Moving MBR from 1 drive to another

Hello,

I have a working Dual Boot (Vista 32 & Vista 64). I've finally got all the software I need working on Vista 64 and I no longer really need my Vista 32 install.

I have an IDE drive (first installed drive) where the MBR resides which hosts Vista 32. I have a SATA drive which hosts Vista 64. I also have a couple of other SATA drives.

If I have any other drive than the IDE drive listed as the first drive in my BIOS, I do not get a boot menu with my list of OS's. If I select the Vista 64 drive i get NTLDR missing. Other drives I get 'insert boot disk' message.

I tried to change the new drive letter that was automatically assiged to my Vista 32 drive inside my Vista 64 install, but it wnt let me because it is an active or system partiton.

I really wanted to get my IDE drive acting as a backup for all personal data and want to have it listed as the last drive in the list. With the active partitio problem I can't do this.
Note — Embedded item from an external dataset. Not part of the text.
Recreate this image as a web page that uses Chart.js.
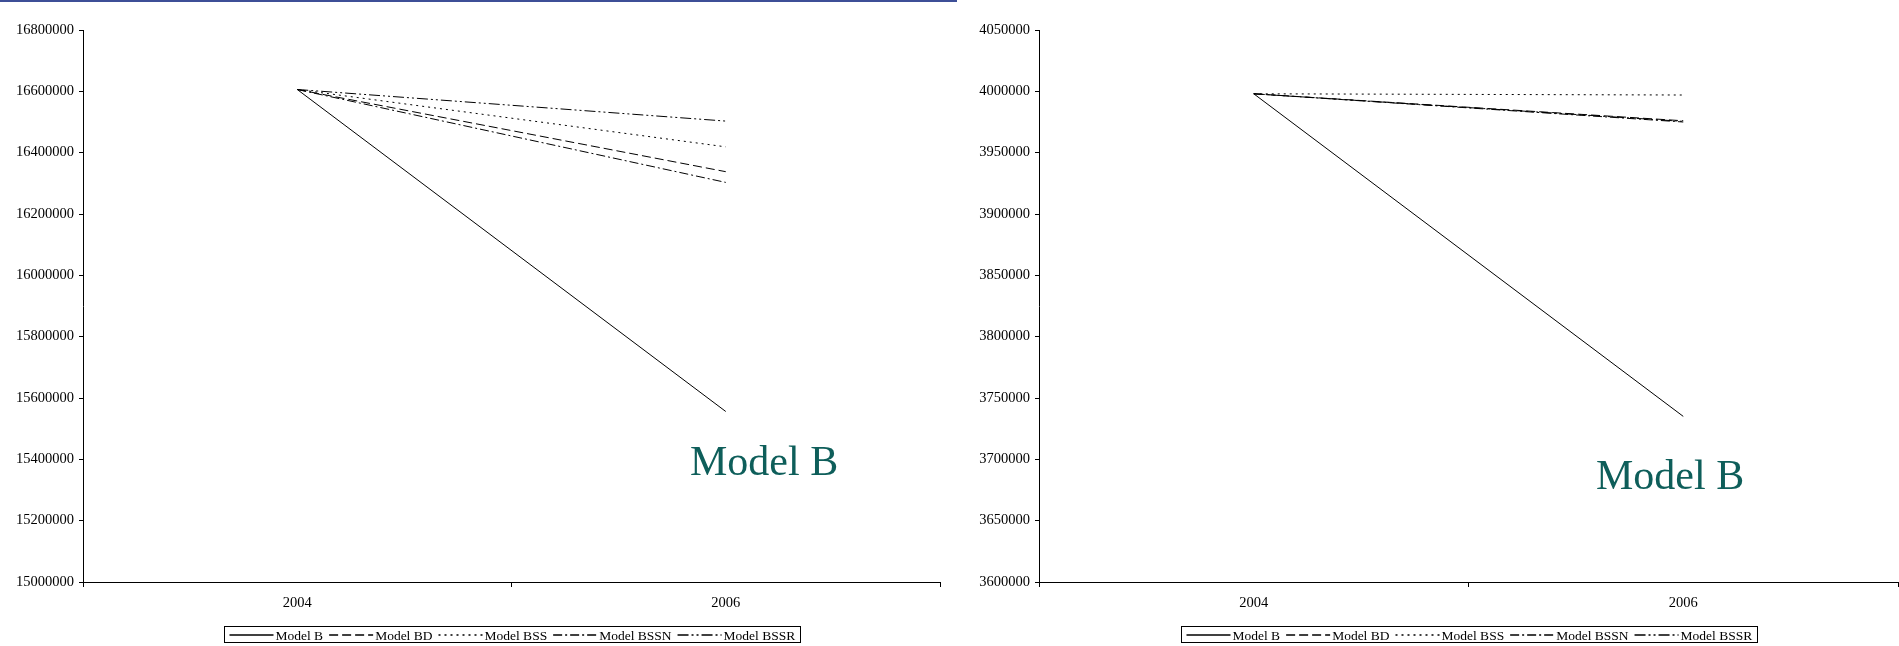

I am of course quite happy to scrap that IDE partition and reformat the drive in order that I can reassign it. My real concern here is that when I do this, I wont have an MBR and I wont be able to boot my Vista 64 install.

I'm guessing I need a way to get an MBR written to my SATA drive, so I can go and trash my IDE drives partition.

Can EasyBCD do this? I noticed there is a Write MBR function, but nowhere do I see the option to choose where it should be written to. Once the new MBR is written allI will need to do is change the BIOS drive priority order and I would expect it to boot using the new MBR.

Any suggestions?

Regards
 
Hi Slick, welcome to NST.
The NTLDR message you're getting is an XP message, so I'm guessing you had XP on your SATA disk before you put Vista64 on there and the IPL in the MBR is XP's still. (vista won't have rewritten it if the Vista32 MBR was already present, it just used that one)
(see http://www.multibooters.co.uk/multiboot.html for explanation of how it all works.)
What you can do, is temporarily disconnect your V32 drive, boot from the Vista DVD and select "repair my computer" / "repair startup" so that Vista will automatically create the correct boot for you on your SATA disk. (you will probably need 2 or 3 iterations before it corrects everything, it's pretty dumb and only seems capable of one thing per boot).
When it's booting fine, you can do what you like with the IDE disk.